Today was #5,400 in the running streak. It felt like I was both mentally and physically tired while trying to complete the 2.1-mile course. I pushed through with thoughts of the inevitable end to my precious streak and images of Frankenstein on the operating table. When I met with the surgeon later in the day, she confirmed that they would need to open my breast plate to access the area where my aorta enters the heart chamber. She recommended replacing the now calcified and leaky valve with one from a willing bovine or swine. I was impressed with her explanation and detailed drawing of the surgical plan but struggled with her lack of experience. She’s a graduate of UF and specializes in aorta repair, but she doesn’t have the expertise of a master surgeon with 10,000 hours of practice. I was warned that this would be an issue at a Regional Hospital like Sarasota Memorial. I was also not comfortable with the fact that the department head passed me off to a relative rookie. We’ll now look more seriously at Tampa and Stanford.

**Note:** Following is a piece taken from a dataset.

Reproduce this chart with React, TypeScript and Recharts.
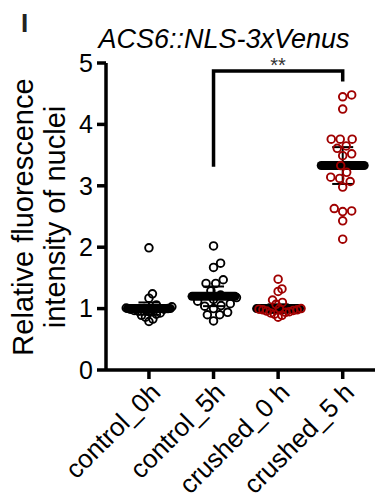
import React from 'react';
import { ScatterChart, Scatter, XAxis, YAxis, ErrorBar } from 'recharts';

const GROUPS = ['control_0h', 'control_5h', 'crushed_0 h', 'crushed_5 h'];
const GROUP_COLORS = ['#000000', '#000000', '#a00000', '#a00000'];

// values per nucleus
const CONTROL_0H = [1.99, 1.24, 1.17, 1.06, 1.03, 1.01, 1.0, 1.0, 0.99, 0.99, 0.98, 0.97, 0.96, 0.95, 0.93, 0.91, 0.89, 0.86, 0.83, 0.79];
const CONTROL_5H = [2.02, 1.74, 1.67, 1.47, 1.41, 1.41, 1.29, 1.22, 1.18, 1.15, 1.12, 1.08, 1.05, 1.04, 1.0, 0.94, 0.9, 0.9, 0.8];
const CRUSHED_0H = [1.48, 1.32, 1.28, 1.14, 1.1, 1.07, 1.0, 1.0, 0.99, 0.98, 0.98, 0.97, 0.96, 0.95, 0.94, 0.93, 0.91, 0.89, 0.86];
const CRUSHED_5H = [4.48, 4.45, 4.25, 3.76, 3.76, 3.76, 3.61, 3.65, 3.49, 3.52, 3.33, 3.22, 3.12, 3.14, 3.07, 2.98, 2.63, 2.58, 2.59, 2.43, 2.13];

const MEANS = [1.0, 1.2, 1.0, 3.33];
const ERRORS = [0.1, 0.16, 0.07, 0.3];

const Y_TICKS = [0, 1, 2, 3, 4, 5];

// significance bracket between control_5h and crushed_5h
const BRACKET_X = [1, 1, 3, 3];
const BRACKET_Y = [3.31, 4.87, 4.87, 4.7];
const SIGNIF = '**';

const FONT = '"Liberation Sans", Arial, sans-serif';

// beeswarm layout, pixels per unit on each axis
const PX_X = 64.8;
const PX_Y = 61.4;
const DOT_GAP = 9;
const MAX_SPREAD = 23;

function swarm(values: number[], center: number) {
  const sorted = [...values].sort((a, b) => a - b);
  const placed: { px: number; py: number }[] = [];
  for (const v of sorted) {
    const py = v * PX_Y;
    let best = 0;
    for (let k = 0; k < 400; k++) {
      const off = k === 0 ? 0 : (k % 2 ? 1 : -1) * Math.ceil(k / 2) * 0.5;
      if (placed.every(p => Math.hypot(p.px - off, p.py - py) >= DOT_GAP)) {
        best = off;
        break;
      }
    }
    placed.push({ px: best, py });
  }
  const maxAbs = Math.max(...placed.map(p => Math.abs(p.px)), 1);
  const k = maxAbs > MAX_SPREAD ? MAX_SPREAD / maxAbs : 1;
  return placed.map(p => ({ x: center + (p.px * k) / PX_X, y: p.py / PX_Y }));
}

const groupData = [CONTROL_0H, CONTROL_5H, CRUSHED_0H, CRUSHED_5H].map((vals, i) => swarm(vals, i));
const meanData = MEANS.map((m, i) => ({ x: i, y: m, err: ERRORS[i] }));
const bracketData = BRACKET_X.map((x, i) => ({ x, y: BRACKET_Y[i] }));
const signifData = [{ x: (BRACKET_X[1] + BRACKET_X[2]) / 2, y: BRACKET_Y[1] }];

const dot = (color: string) => (props: any) => (
  <circle cx={props.cx} cy={props.cy} r={3.8} fill="none" stroke={color} strokeWidth={1.9} />
);

const meanBar = (props: any) => (
  <line x1={props.cx - 21.5} x2={props.cx + 21.5} y1={props.cy} y2={props.cy} stroke="#000" strokeWidth={9} strokeLinecap="round" />
);

export default function App() {
  return (
    <div style={{ position: 'absolute', left: 0, top: 0, fontFamily: FONT }}>
      <ScatterChart width={375} height={497} margin={{ top: 63, right: 0, bottom: 0, left: 0 }}>
        <text x={21} y={32} fontSize={26} fontWeight="bold" fill="#222" fontFamily={FONT}>I</text>
        <text x={224} y={48} fontSize={27} fontStyle="italic" textAnchor="middle" fill="#000" fontFamily={FONT}>
          ACS6::NLS-3xVenus
        </text>
        <text transform="translate(33,217) rotate(-90)" fontSize={29} textAnchor="middle" fill="#000" fontFamily={FONT}>
          Relative fluorescence
        </text>
        <text transform="translate(65,217) rotate(-90)" fontSize={29} textAnchor="middle" fill="#000" fontFamily={FONT}>
          intensity of nuclei
        </text>
        <XAxis
          type="number"
          dataKey="x"
          domain={[-0.665, 3.5]}
          ticks={[0, 1, 2, 3]}
          interval={0}
          allowDataOverflow
          tickFormatter={(i: number) => GROUPS[i]}
          height={127}
          axisLine={{ stroke: '#000', strokeWidth: 3.5 }}
          tickLine={{ stroke: '#000', strokeWidth: 3.5 }}
          tickSize={9}
          tick={{ fontSize: 26, fill: '#000', angle: -45, textAnchor: 'end', fontFamily: FONT }}
        />
        <YAxis
          type="number"
          dataKey="y"
          domain={[0, 5]}
          ticks={Y_TICKS}
          interval={0}
          width={106}
          axisLine={{ stroke: '#000', strokeWidth: 3.5 }}
          tickLine={{ stroke: '#000', strokeWidth: 3.5 }}
          tickSize={9}
          tickMargin={4}
          tick={{ fontSize: 25, fill: '#000', fontFamily: FONT }}
        />
        <Scatter data={meanData} shape={meanBar} isAnimationActive={false}>
          <ErrorBar dataKey="err" direction="y" width={10.5} stroke="#000" strokeWidth={2} isAnimationActive={false} />
        </Scatter>
        {groupData.map((d, i) => (
          <Scatter key={GROUPS[i]} data={d} shape={dot(GROUP_COLORS[i])} isAnimationActive={false} />
        ))}
        <Scatter
          data={bracketData}
          line={{ stroke: '#000', strokeWidth: 3.5 }}
          lineType="joint"
          shape={() => <g />}
          isAnimationActive={false}
        />
        <Scatter
          data={signifData}
          shape={(p: any) => (
            <text x={p.cx} y={p.cy + 1} fontSize={20} textAnchor="middle" fill="#333" fontFamily={FONT}>
              {SIGNIF}
            </text>
          )}
          isAnimationActive={false}
        />
      </ScatterChart>
    </div>
  );
}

I’m feeling a bit depressed and sorry for myself after years of exercise and conditioning that I thought would keep me healthy. Instead, I’m looking at a serious operation where they actually stop my heart, functioning only via ventilation, followed by months of rehabilitation. The surgeon assured me that I would feel much better in the long run, seemingly amazed at the fact that I could continue to run despite the circulation and breathing issues that I’ve faced. The deterioration in my running skills have been obvious but so gradual that I’ve gotten accustomed to the routine. I hope to keep going until the surgery and restart this daily habit in the future. At least, there’s a little bit of optimism left in me.
Tomorrow, it’s the urologist for more prostrate tests and Friday will be a preliminary Prokera insertion, a healing device made from amniotic membrane, done prior to cataract surgery. Apparently, the surfaces of my eyes are just as wrinkled as the rest of my body, so they have to smooth the ocular surface. I have yet to find someone else that has had this done but according to the doctor it is not initially painful, but “fifteen minutes after you leave my office, you’ll hate me.” I’m not looking forward to the weekend, looking through an extra layer of tissue and waiting for the next dose of Xanax. I’ll also need this pain killer to watch Michigan once again demolish Indiana in football. It’s all at least a distraction from a broken heart.